Around 10 AM, we needed to get to the offsite team, including Paul and Dave and brief them on the trial. They finished up some de-bugging on route re-planning, took the brief, made some final tweaks... and then we did what people always do when confronted with this situation: we drove our robot to the robot base.

Day 3c 102707 (0)

Team Jefferson was second on deck when we arrived. We watched Desert Challenge winner Stanley run first. The Stanford team handled the intersection tests, and engaged route re-planning after the encountering the obstacle, but then the car wandered aimlessly through the course, apparently unable in its own estimation to reach that final waypoint ... until the 40 minute time limit expired.

Day 3c 102707 (2)

We had more wait time than we thought as Team Cybernet used its full 40 minutes. We were briefed, had our e-stop checked, and when we were called, we pulled right up and loaded our mission file easily in the required 5 minutes.

Tommy Jr. handled the intersection tests relatively adeptly, but he did fail to detect a left vehicle twice, as many other robots had done.

Day 3c 102707 (13)

After the passage on the last intersection, he initiatied route re-planning upon encountering the obstruction. Like Terra Max, Tommy tried approaching the railway arm as the next shortest route.

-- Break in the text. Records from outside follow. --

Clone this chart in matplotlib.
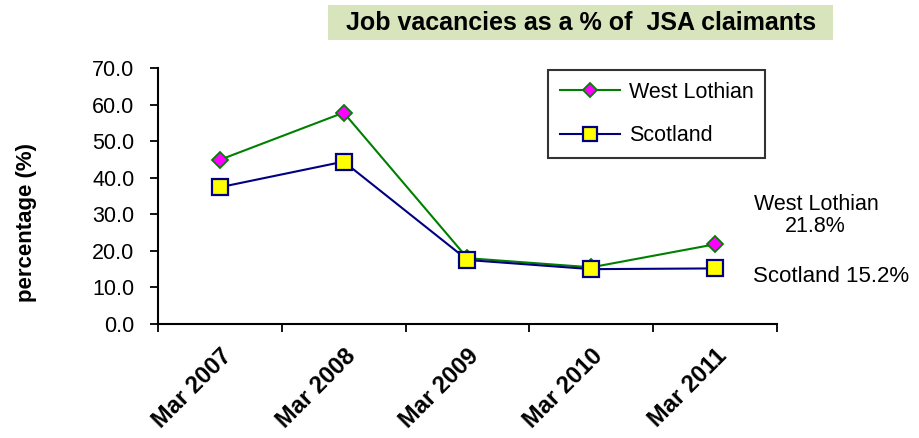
import matplotlib
matplotlib.use("Agg")
import matplotlib.pyplot as plt
from matplotlib.ticker import FixedLocator, NullFormatter
from matplotlib.patches import Rectangle

plt.rcParams['font.family'] = ['Liberation Sans', 'DejaVu Sans']

categories = ["Mar 2007", "Mar 2008", "Mar 2009", "Mar 2010", "Mar 2011"]
west_lothian = [44.9, 57.8, 18.0, 15.5, 21.8]
scotland = [37.4, 44.4, 17.5, 15.0, 15.2]
yticks = [0, 10, 20, 30, 40, 50, 60, 70]

W, H = 920, 438
fig = plt.figure(figsize=(W / 100, H / 100), dpi=100)
ax = fig.add_axes([158 / W, 1 - 324 / H, (777 - 158) / W, (324 - 68) / H])

x = list(range(len(categories)))
ax.plot(x, west_lothian, color='#008000', lw=1.5, marker='D', markersize=8.5,
        markerfacecolor='#FF00FF', markeredgecolor='#008000', markeredgewidth=1.3,
        label='West Lothian', zorder=2)
ax.plot(x, scotland, color='#000080', lw=1.5, marker='s', markersize=12,
        markerfacecolor='#FFFF00', markeredgecolor='#000080', markeredgewidth=1.6,
        label='Scotland', zorder=3)

ax.set_xlim(-0.5, len(categories) - 0.5)
ax.set_ylim(0, 70)
ax.set_yticks(yticks)
ax.set_yticklabels([f"{v:.1f}" for v in yticks], fontsize=15.5)

ax.xaxis.set_major_locator(FixedLocator(x))
ax.set_xticklabels(categories, rotation=45, ha='right', rotation_mode='anchor',
                   fontsize=17, fontweight='bold')
ax.tick_params(axis='x', which='major', length=0, pad=15)
ax.xaxis.set_minor_locator(FixedLocator([i - 0.5 for i in range(len(categories) + 1)]))
ax.xaxis.set_minor_formatter(NullFormatter())
ax.tick_params(axis='x', which='minor', length=6, width=1.3, direction='out')
ax.tick_params(axis='y', length=6, width=1.3, direction='out', pad=11)

for s in ['top', 'right']:
    ax.spines[s].set_visible(False)
for s in ['left', 'bottom']:
    ax.spines[s].set_linewidth(1.5)

fig.text(27 / W, 1 - 222 / H, "percentage (%)", rotation=90, ha='center', va='center',
         fontsize=16, fontweight='bold')

leg = ax.legend(loc='upper left', bbox_to_anchor=((548 - 158) / 619, 1 - 2 / 256),
                borderaxespad=0, fontsize=15.5,
                frameon=True, fancybox=False, edgecolor='black',
                borderpad=0.55, labelspacing=1.05, handlelength=2.8, handletextpad=0.4,
                markerscale=0.85)
leg.get_frame().set_linewidth(1.5)

fig.add_artist(Rectangle((328 / W, 1 - 40 / H), (833 - 328) / W, 35 / H,
                         transform=fig.transFigure, facecolor='#D8E4BC',
                         edgecolor='none', zorder=0))
fig.text(581 / W, 1 - 23 / H, "Job vacancies as a % of  JSA claimants", ha='center',
         va='center', fontsize=18, fontweight='bold')

fig.text(816 / W, 1 - 204 / H, "West Lothian", ha='center', va='center', fontsize=15.5)
fig.text(815 / W, 1 - 227 / H, "21.8%", ha='center', va='center', fontsize=15.5)
fig.text(831 / W, 1 - 277 / H, "Scotland 15.2%", ha='center', va='center', fontsize=16)

fig.savefig("out.png", dpi=100)
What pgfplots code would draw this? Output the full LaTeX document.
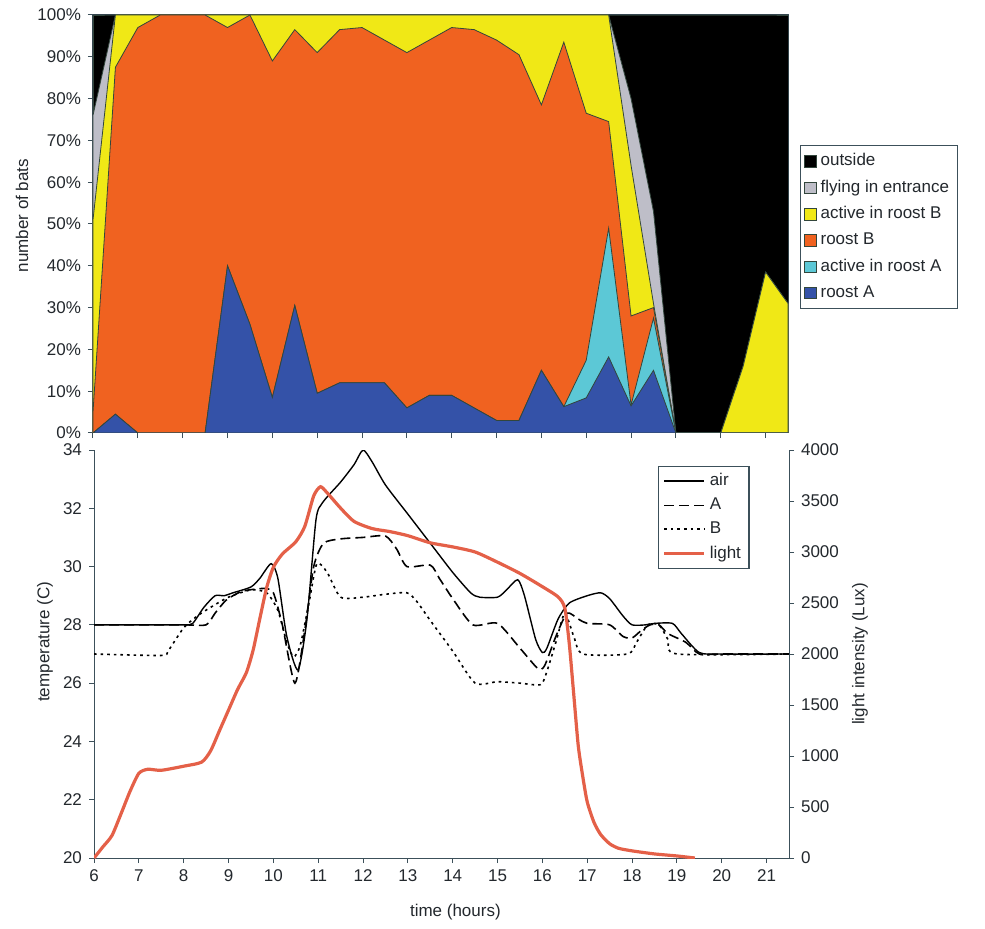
\documentclass[border=0pt]{standalone}
\usepackage{fontspec}
\setmainfont{Liberation Sans}
\usepackage{pgfplots}
\usepackage{pgfplotstable}
\pgfplotsset{compat=1.18}

\definecolor{outcol}{RGB}{0,0,0}
\definecolor{flycol}{RGB}{190,190,200}
\definecolor{actBcol}{RGB}{240,232,22}
\definecolor{roostBcol}{RGB}{240,98,32}
\definecolor{actAcol}{RGB}{92,200,214}
\definecolor{roostAcol}{RGB}{52,82,168}
\definecolor{edgecol}{RGB}{50,70,60}
\definecolor{axiscol}{RGB}{60,80,90}
\definecolor{textcol}{RGB}{35,40,45}
\definecolor{lightcol}{RGB}{228,96,72}

% cumulative boundaries of the stacked areas (percent of bats)
\pgfplotstableread{
x    out  fly   actB  rB    actA  rA
6    100  76    51    5     0     0
6.5  100  100   100   87.5  4.5   4.5
7    100  100   100   97    0     0
7.5  100  100   100   100   0     0
8    100  100   100   100   0     0
8.5  100  100   100   100   0     0
9    100  100   100   97    40    40
9.5  100  100   100   100   26    26
10   100  100   100   89    8.5   8.5
10.5 100  100   100   96.5  30.5  30.5
11   100  100   100   91    9.5   9.5
11.5 100  100   100   96.5  12    12
12   100  100   100   97    12    12
12.5 100  100   100   94    12    12
13   100  100   100   91    6     6
13.5 100  100   100   94    9     9
14   100  100   100   97    9     9
14.5 100  100   100   96.5  6     6
15   100  100   100   94    3     3
15.5 100  100   100   90.5  3     3
16   100  100   100   78.5  15    15
16.5 100  100   100   93.5  6.3   6.3
17   100  100   100   76.5  17.4  8.4
17.5 100  100   100   74.5  49    18.2
18   100  80    64    28    6.7   6.5
18.5 100  53    31    30    27.5  15
19   100  0     0     0     0     0
19.5 100  0     0     0     0     0
20   100  0     0     0     0     0
20.5 100  16    16    0     0     0
21   100  38.5  38.5  0     0     0
21.5 100  31    31    0     0     0
}\bats

\pgfplotstableread{
x T
6 28
7 28
8 28
8.2 28.05
8.45 28.6
8.7 29.0
8.9 29.0
9.1 29.1
9.5 29.3
9.7 29.6
9.95 30.1
10.1 29.6
10.3 27.6
10.55 26.45
10.75 28.2
10.95 31.6
11.1 32.2
11.5 32.9
11.8 33.5
12.0 34.0
12.2 33.6
12.5 32.8
13 31.8
13.5 30.8
14 29.8
14.4 29.1
14.6 28.95
15.0 28.95
15.2 29.2
15.45 29.55
15.6 29.0
15.85 27.5
16.0 27.05
16.1 27.2
16.35 28.2
16.6 28.75
17.0 29.0
17.3 29.1
17.5 28.9
17.8 28.3
18.0 28.0
18.3 28.0
18.5 28.05
18.9 28.05
19.1 27.7
19.5 27.05
20 27
21.5 27
}\airT

\pgfplotstableread{
x T
6 28
8 28
8.5 28.0
8.7 28.4
8.95 28.85
9.3 29.15
9.8 29.25
10.0 29.1
10.2 28.0
10.48 26.0
10.7 27.8
10.9 30.0
11.12 30.8
11.5 30.95
12.0 31.0
12.5 31.05
12.75 30.6
12.98 30.0
13.5 30.05
13.7 29.6
14.0 28.9
14.45 28.0
15.0 28.05
15.5 27.2
15.9 26.5
16.05 26.6
16.3 27.6
16.55 28.4
16.8 28.2
17.0 28.05
17.5 28.0
17.8 27.6
18.0 27.55
18.2 27.8
18.4 28.0
18.6 28.0
18.8 27.7
19.2 27.4
19.5 27.0
20 27
21.5 27
}\roostAT

\pgfplotstableread{
x T
6 27
7.5 26.95
7.65 27.1
8.0 27.9
8.3 28.3
8.6 28.6
9.0 28.95
9.5 29.2
9.85 29.1
10.1 28.5
10.3 27.4
10.45 26.9
10.6 27.3
10.8 28.8
10.97 30.1
11.2 29.8
11.5 28.95
12.0 28.95
12.5 29.05
12.98 29.1
13.2 28.8
13.5 28.15
14.0 27.1
14.5 26.0
15.0 26.05
15.5 26.0
15.96 25.95
16.1 26.4
16.3 27.4
16.5 28.4
16.7 27.6
16.9 27.0
17.9 27.0
18.1 27.4
18.35 28.0
18.6 28.0
18.8 27.5
19.0 27.0
21.5 27
}\roostBT

\pgfplotstableread{
x L
6.0 0
6.2 110
6.4 220
6.6 430
6.8 650
7.0 830
7.2 870
7.5 860
8.0 900
8.4 940
8.6 1050
8.8 1250
9.0 1450
9.2 1650
9.4 1820
9.55 2040
9.7 2350
9.85 2650
10.0 2850
10.2 2980
10.5 3100
10.7 3250
10.9 3550
11.05 3640
11.2 3580
11.5 3430
11.8 3300
12.2 3230
12.6 3200
13.0 3160
13.5 3090
14.0 3050
14.5 3000
15.0 2900
15.5 2790
16.0 2660
16.35 2560
16.5 2450
16.6 2100
16.7 1600
16.8 1100
16.9 800
17.0 550
17.15 350
17.3 230
17.5 140
17.7 95
18.0 70
18.5 40
19.0 20
19.4 0
}\lightdata

\pgfplotsset{
  every axis/.append style={
    scale only axis,
    anchor=south west,
    font=\fontsize{8.5}{10}\selectfont,
    /pgf/number format/assume math mode=true,
    /pgf/number format/1000 sep={},
    tick label style={text=textcol},
    label style={text=textcol},
    axis line style={axiscol, line width=0.5pt},
    major tick style={axiscol, line width=0.5pt},
    major tick length=2.5pt,
    tick align=outside,
    xmin=6, xmax=21.5,
  },
}

\begin{document}
\begin{tikzpicture}
\path[use as bounding box] (0,0) rectangle (492.5pt,464pt);

% stacked bat activity
\begin{axis}[
  at={(46.5pt,247.5pt)},
  width=347.5pt, height=209pt,
  ymin=0, ymax=100,
  xtick={6,...,21}, xticklabels={},
  ytick={0,10,...,100},
  yticklabel={\pgfmathprintnumber{\tick}\%},
  xtick pos=bottom, ytick pos=left,
  ylabel={number of bats},
  ylabel style={at={(axis description cs:-0.102,0.52)}, anchor=center},
  legend style={at={(1.017,0.689)}, anchor=north west,
    draw=axiscol, line width=0.6pt, text=textcol,
    font=\fontsize{8.5}{10}\selectfont,
    inner xsep=2pt, inner ysep=2pt, row sep=1.6pt,
    legend cell align=left},
  legend image code/.code={\draw[#1,draw=edgecol,line width=0.3pt] (0pt,-2.9pt) rectangle (5.8pt,2.9pt);},
]
  \addplot[fill=outcol, draw=edgecol, line width=0.4pt] table[x=x,y=out] {\bats} \closedcycle;
  \addlegendentry{outside}
  \addplot[fill=flycol, draw=edgecol, line width=0.4pt] table[x=x,y=fly] {\bats} \closedcycle;
  \addlegendentry{flying in entrance}
  \addplot[fill=actBcol, draw=edgecol, line width=0.4pt] table[x=x,y=actB] {\bats} \closedcycle;
  \addlegendentry{active in roost B}
  \addplot[fill=roostBcol, draw=edgecol, line width=0.4pt] table[x=x,y=rB] {\bats} \closedcycle;
  \addlegendentry{roost B}
  \addplot[fill=actAcol, draw=edgecol, line width=0.4pt] table[x=x,y=actA] {\bats} \closedcycle;
  \addlegendentry{active in roost A}
  \addplot[fill=roostAcol, draw=edgecol, line width=0.4pt] table[x=x,y=rA] {\bats} \closedcycle;
  \addlegendentry{roost A}
\end{axis}

% temperatures
\begin{axis}[
  at={(47pt,35pt)},
  width=347.5pt, height=204pt,
  ymin=20, ymax=34,
  axis x line*=bottom, axis y line*=left,
  xtick={6,...,21}, ytick={20,22,...,34},
  xlabel={time (hours)},
  xlabel style={at={(axis description cs:0.52,-0.132)}, anchor=center},
  ylabel={temperature (C)},
  ylabel style={at={(axis description cs:-0.0705,0.53)}, anchor=center},
]
  \addplot[black, line width=0.7pt, smooth, tension=0.4] table[x=x,y=T] {\airT};
  \addplot[black, line width=0.8pt, dash pattern=on 5pt off 2.5pt, smooth, tension=0.4] table[x=x,y=T] {\roostAT};
  \addplot[black, line width=0.8pt, dash pattern=on 1.3pt off 2pt, smooth, tension=0.4] table[x=x,y=T] {\roostBT};
\end{axis}

% light intensity
\begin{axis}[
  at={(47pt,35pt)},
  width=347.5pt, height=204pt,
  ymin=0, ymax=4000,
  axis y line*=right, axis x line=none,
  ytick={0,500,...,4000},
  ylabel={light intensity (Lux)},
  ylabel style={at={(axis description cs:1.102,0.50)}, anchor=center, rotate=0},
  legend style={at={(0.8115,0.961)}, anchor=north west,
    draw=axiscol, line width=0.6pt, text=textcol, fill=white,
    font=\fontsize{8.5}{10}\selectfont,
    inner xsep=2pt, inner ysep=1.5pt, row sep=0.6pt,
    legend cell align=left},
  legend image code/.code={\draw[#1] (0pt,0pt) -- (20pt,0pt);},
]
  \addlegendimage{black, line width=0.7pt}
  \addlegendentry{air}
  \addlegendimage{black, line width=0.8pt, dash pattern=on 5pt off 2.5pt}
  \addlegendentry{A}
  \addlegendimage{black, line width=0.8pt, dash pattern=on 1.3pt off 2pt}
  \addlegendentry{B}
  \addplot[lightcol, line width=1.6pt, smooth, tension=0.4] table[x=x,y=L] {\lightdata};
  \addlegendentry{light}
\end{axis}
\end{tikzpicture}
\end{document}
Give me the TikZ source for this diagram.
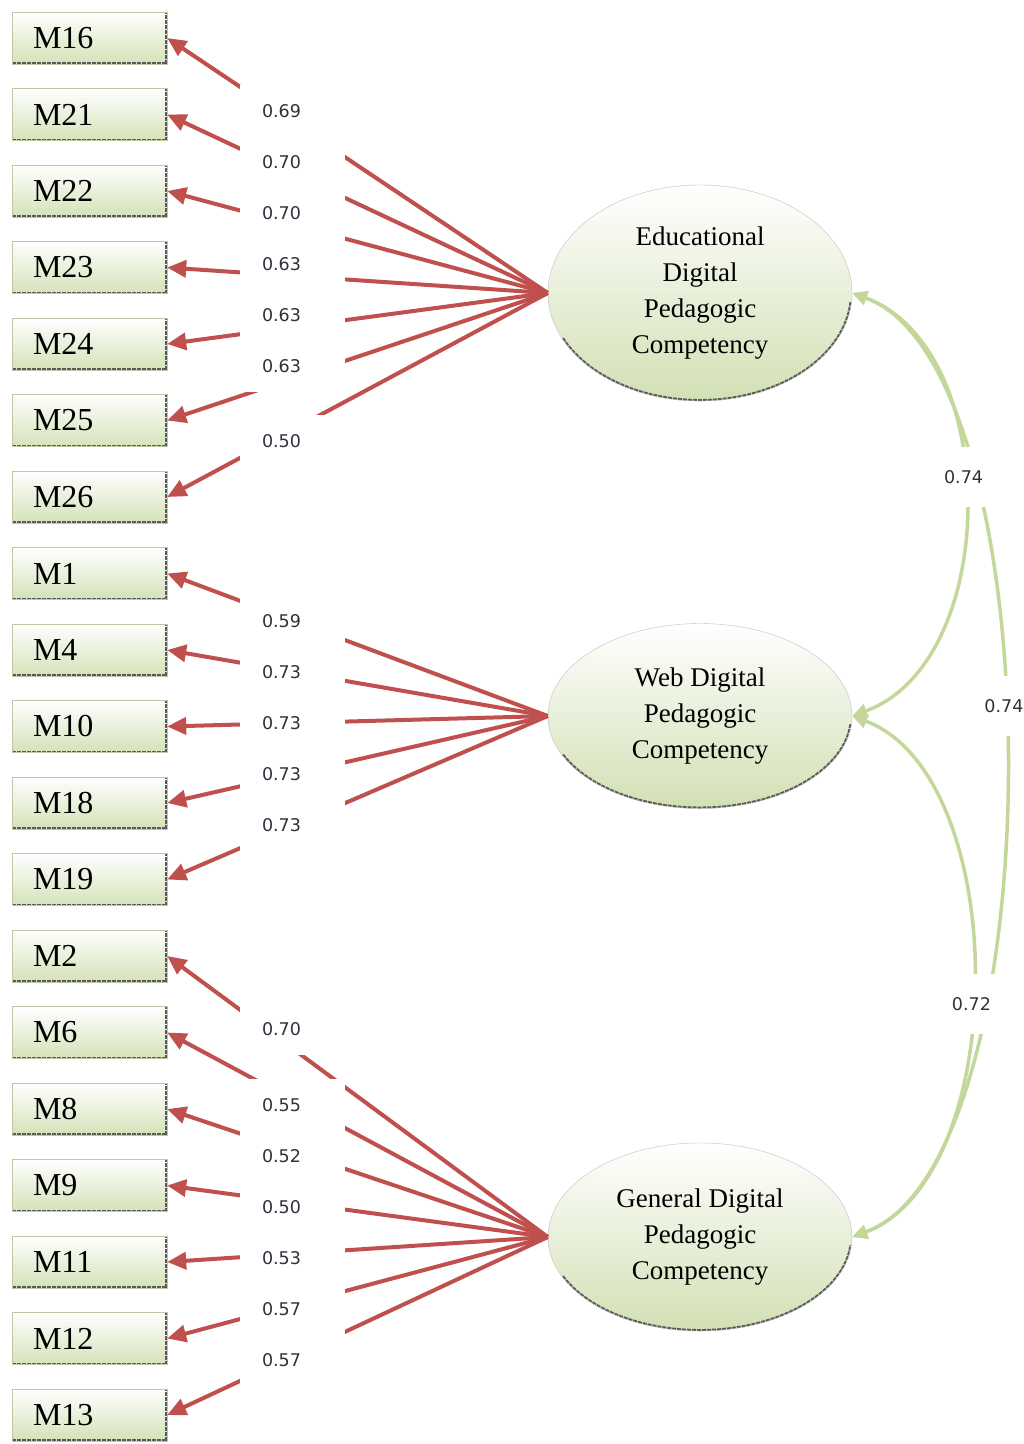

Unfortunately, Tommy did not detect the railway arm: he drove directly into it. The arm bounced off the hood, hit the instrumentation rack, and landed on the windshield.

Day 3c 102707 (16)

The vehicle was stopped and the team recovered it and hurried it back to the pits. The Discovery Team was in our face with cameras, and there was some frustration on the team that the robot did not receive a pause signal.

Day 3c 102707 (17)

The ops team sprang to action with the glass. We negotiated for a dealer in Ontario to hold a windshield for us after hours, and an installer in Victorville to meet us at the base. It wasn't trivial, but the installer delayed his poker game to help us out.

Day 3 102807 (92)

Tonight the team is exhausted but analyzing data for the fault. It does not appear that the railway arm was hidden in a blind spot, but rather, it appears that the route re-planning routine may have compromised laser data interpretation.

Meanwhile, we haven't had a complete briefing from the Area A recon, but we did see some video. It looks fiendish. Fifteen or 20 cars driving in a continuous loop. We heard that Sting Racing slammed into a K-barrier trying to merge.

We had a slight setback today, but we have to look forward to our encounter with Area A tomorrow afternoon with conviction and determination.